Ian Pitt, partner at Bruton Knowles’ Birmingham office, sets this in context for Birmingham and the wider region: “This may not sound like a tremendous increase but when you bear in mind that just a 1p increase in business rates would raise over £400m per annum, you can appreciate that businesses are potentially facing another substantial tax burden.  Thankfully, Sir Michael fully recognises this in his report and his proposal is laced with caveats about consultation with the local business community, tying the levy directly to local projects and maintaining transparency to build mutual confidence between local authorities and the business community.

“If this works the additional new taxation could raise substantial amounts of revenue for local projects.  Birmingham would be one of the biggest winners under this new system securing for example with just a 1p in the pound, a levy over £7.7m from its business community, with Solihull netting just under £2m and Wolverhampton raising just under £1.5m.  If this rose to 4p you could see authorities like Birmingham being able to meaningfully contribute to major infrastructure projects as it would secure nearly £31m.

“With Sir Michael rejecting the idea of localising business rates at the current time due to the inequity it could cause for certain local authorities, Birmingham businesses can heave a huge sigh of relief that they are only facing a minor increase at this time as the other issue in the report was to localise the business rate once again. If this happened, local authorities would have the ability to raise business taxes ahead of inflation whereas at the moment nationally, it is pegged to the Retail Price Index (RPI).

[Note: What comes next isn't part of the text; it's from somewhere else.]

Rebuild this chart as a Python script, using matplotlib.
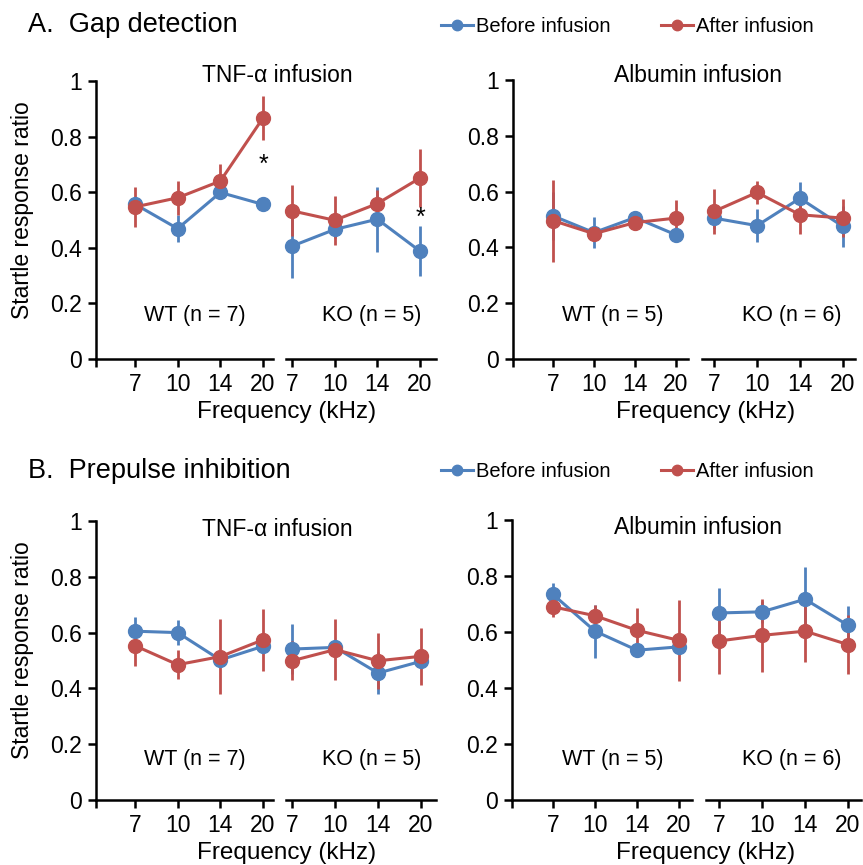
import numpy as np
import matplotlib
matplotlib.use("Agg")
import matplotlib.pyplot as plt

plt.rcParams['font.family'] = ['Liberation Sans', 'DejaVu Sans']

W, H = 863, 865

freqs = ['7', '10', '14', '20']
blue = '#4F81BD'
red = '#C0504D'

# ---- A. Gap detection (mean, error)
gap_tnf_wt_before = [0.557, 0.469, 0.599, 0.556]
gap_tnf_wt_before_err = [0.02, 0.048, 0.02, 0.01]
gap_tnf_wt_after = [0.547, 0.580, 0.640, 0.867]
gap_tnf_wt_after_err = [0.072, 0.062, 0.063, 0.078]
gap_tnf_ko_before = [0.406, 0.466, 0.503, 0.388]
gap_tnf_ko_before_err = [0.116, 0.03, 0.117, 0.09]
gap_tnf_ko_after = [0.533, 0.499, 0.559, 0.651]
gap_tnf_ko_after_err = [0.092, 0.089, 0.05, 0.103]

gap_alb_wt_before = [0.513, 0.453, 0.507, 0.445]
gap_alb_wt_before_err = [0.085, 0.055, 0.02, 0.01]
gap_alb_wt_after = [0.496, 0.449, 0.489, 0.505]
gap_alb_wt_after_err = [0.147, 0.02, 0.02, 0.065]
gap_alb_ko_before = [0.505, 0.478, 0.576, 0.475]
gap_alb_ko_before_err = [0.04, 0.06, 0.06, 0.075]
gap_alb_ko_after = [0.529, 0.597, 0.517, 0.505]
gap_alb_ko_after_err = [0.08, 0.04, 0.07, 0.068]

# ---- B. Prepulse inhibition
ppi_tnf_wt_before = [0.605, 0.600, 0.502, 0.551]
ppi_tnf_wt_before_err = [0.05, 0.045, 0.02, 0.02]
ppi_tnf_wt_after = [0.553, 0.485, 0.514, 0.574]
ppi_tnf_wt_after_err = [0.074, 0.052, 0.133, 0.11]
ppi_tnf_ko_before = [0.541, 0.547, 0.455, 0.497]
ppi_tnf_ko_before_err = [0.09, 0.02, 0.075, 0.02]
ppi_tnf_ko_after = [0.499, 0.539, 0.499, 0.515]
ppi_tnf_ko_after_err = [0.07, 0.108, 0.1, 0.103]

ppi_alb_wt_before = [0.734, 0.603, 0.535, 0.547]
ppi_alb_wt_before_err = [0.04, 0.095, 0.02, 0.02]
ppi_alb_wt_after = [0.690, 0.658, 0.606, 0.570]
ppi_alb_wt_after_err = [0.035, 0.04, 0.078, 0.145]
ppi_alb_ko_before = [0.668, 0.672, 0.717, 0.624]
ppi_alb_ko_before_err = [0.09, 0.04, 0.115, 0.068]
ppi_alb_ko_after = [0.568, 0.588, 0.603, 0.555]
ppi_alb_ko_after_err = [0.117, 0.13, 0.11, 0.104]

fig = plt.figure(figsize=(W / 100, H / 100), dpi=100)


def add_group(left, right, x7, x20, y0, y1, show_y):
    # build one axis segment from pixel positions
    s = (x20 - x7) / 3
    ax = fig.add_axes([left / W, 1 - y0 / H, (right - left) / W, (y0 - y1) / H])
    ax.set_xlim(1 + (left - x7) / s, 1 + (right - x7) / s)
    ax.set_ylim(0, 1)
    ax.patch.set_alpha(0)
    for sp in ['top', 'right']:
        ax.spines[sp].set_visible(False)
    ax.spines['bottom'].set_linewidth(1.8)
    ax.spines['left'].set_linewidth(1.8)
    xt = [1, 2, 3, 4]
    xl = freqs
    if show_y:
        xt = [ax.get_xlim()[0]] + xt
        xl = [''] + xl
        ax.set_yticks([0, 0.2, 0.4, 0.6, 0.8, 1])
        ax.set_yticklabels(['0', '0.2', '0.4', '0.6', '0.8', '1'])
    else:
        ax.spines['left'].set_visible(False)
        ax.set_yticks([])
    ax.set_xticks(xt)
    ax.set_xticklabels(xl)
    ax.tick_params(axis='both', direction='out', length=6, width=1.8,
                   labelsize=16.5, pad=4)
    return ax


def plot_pair(ax, before, before_err, after, after_err):
    x = np.arange(1, 5)
    hb = ax.errorbar(x, before, yerr=before_err, fmt='-o', color=blue,
                     lw=2.2, elinewidth=2, ms=10, capsize=0, clip_on=False)
    ha = ax.errorbar(x, after, yerr=after_err, fmt='-o', color=red,
                     lw=2.2, elinewidth=2, ms=10, capsize=0, clip_on=False)
    return hb.lines[0], ha.lines[0]


def ftext(px, py, s, **kw):
    fig.text(px / W, 1 - py / H, s, **kw)


panels = [
    # (y0, y1, wt geometry, ko geometry, data)
    (359, 81, (96, 273, 135, 263), (286, 436, 292, 420),
     (gap_tnf_wt_before, gap_tnf_wt_before_err, gap_tnf_wt_after, gap_tnf_wt_after_err),
     (gap_tnf_ko_before, gap_tnf_ko_before_err, gap_tnf_ko_after, gap_tnf_ko_after_err)),
    (359, 80, (513, 688, 553, 676), (702, 855, 714, 843),
     (gap_alb_wt_before, gap_alb_wt_before_err, gap_alb_wt_after, gap_alb_wt_after_err),
     (gap_alb_ko_before, gap_alb_ko_before_err, gap_alb_ko_after, gap_alb_ko_after_err)),
    (800, 521, (96, 273, 135, 263), (286, 436, 292, 421),
     (ppi_tnf_wt_before, ppi_tnf_wt_before_err, ppi_tnf_wt_after, ppi_tnf_wt_after_err),
     (ppi_tnf_ko_before, ppi_tnf_ko_before_err, ppi_tnf_ko_after, ppi_tnf_ko_after_err)),
    (800, 520, (512, 692, 553, 679), (706, 861, 719, 848),
     (ppi_alb_wt_before, ppi_alb_wt_before_err, ppi_alb_wt_after, ppi_alb_wt_after_err),
     (ppi_alb_ko_before, ppi_alb_ko_before_err, ppi_alb_ko_after, ppi_alb_ko_after_err)),
]

axes = []
handles = None
for y0, y1, wt, ko, wt_data, ko_data in panels:
    ax_wt = add_group(*wt, y0, y1, True)
    ax_ko = add_group(*ko, y0, y1, False)
    handles = plot_pair(ax_wt, *wt_data)
    plot_pair(ax_ko, *ko_data)
    axes.append((ax_wt, ax_ko))

# significance marks
axes[0][0].text(4, 0.70, '*', ha='center', va='center', fontsize=18)
axes[0][1].text(4, 0.508, '*', ha='center', va='center', fontsize=18)

# titles, axis labels
for yrow, ytitle, yfreq in [(0, 76, 412), (1, 529, 853)]:
    ftext(277, ytitle, 'TNF-α infusion', ha='center', va='center', fontsize=16.5)
    ftext(698, ytitle - 1, 'Albumin infusion', ha='center', va='center', fontsize=16.5)
    ftext(287, yfreq, 'Frequency (kHz)', ha='center', va='center', fontsize=17.5)
    ftext(706, yfreq, 'Frequency (kHz)', ha='center', va='center', fontsize=17.5)
    ftext(23, 210 if yrow == 0 else 650, 'Startle response ratio', ha='center',
          va='center', rotation=90, fontsize=16.5)

for ygrp, labels in [(316, ['WT (n = 7)', 'KO (n = 5)', 'WT (n = 5)', 'KO (n = 6)']),
                     (759, ['WT (n = 7)', 'KO (n = 5)', 'WT (n = 5)', 'KO (n = 6)'])]:
    for xg, lab in zip([195, 372, 613, 792], labels):
        ftext(xg, ygrp, lab, ha='center', va='center', fontsize=15.5)

ftext(28, 25, 'A.  Gap detection', ha='left', va='center', fontsize=19.5)
ftext(28, 471, 'B.  Prepulse inhibition', ha='left', va='center', fontsize=19.5)

for yleg in [27, 472]:
    fig.legend(handles, ['Before infusion', 'After infusion'], ncol=2,
               loc='center left', bbox_to_anchor=(441 / W, 1 - yleg / H),
               frameon=False, fontsize=14.5, handlelength=1.6, handletextpad=0.15,
               columnspacing=2.5, borderpad=0, borderaxespad=0, markerscale=0.75)

fig.savefig('out.png', dpi=100)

For example, under the current system Birmingham and Wolverhampton upper tier authorities face a deficit of around 30% in income compared to their budget requirements for 2006/07, while neighbouring Solihull faces a surplus of around 28%. The argument is that localisation would struggle to iron out these differences without an elaborate new redistribution system.

Ian Pitt concludes, “At this stage the business rate supplement is just a recommendation by Sir Michael, but the report does go on at length about the success of other similar localised tax initiatives like Business Improvement Districts (BIDS) and believes on that basis that this levy could be made at the least tolerable, if not workable, for the business community.  I think there is a real possibility that this levy could appear during this Labour administration, particularly if the business community can be convinced that it will see very local and tangible improvements as a direct result of the new taxation.”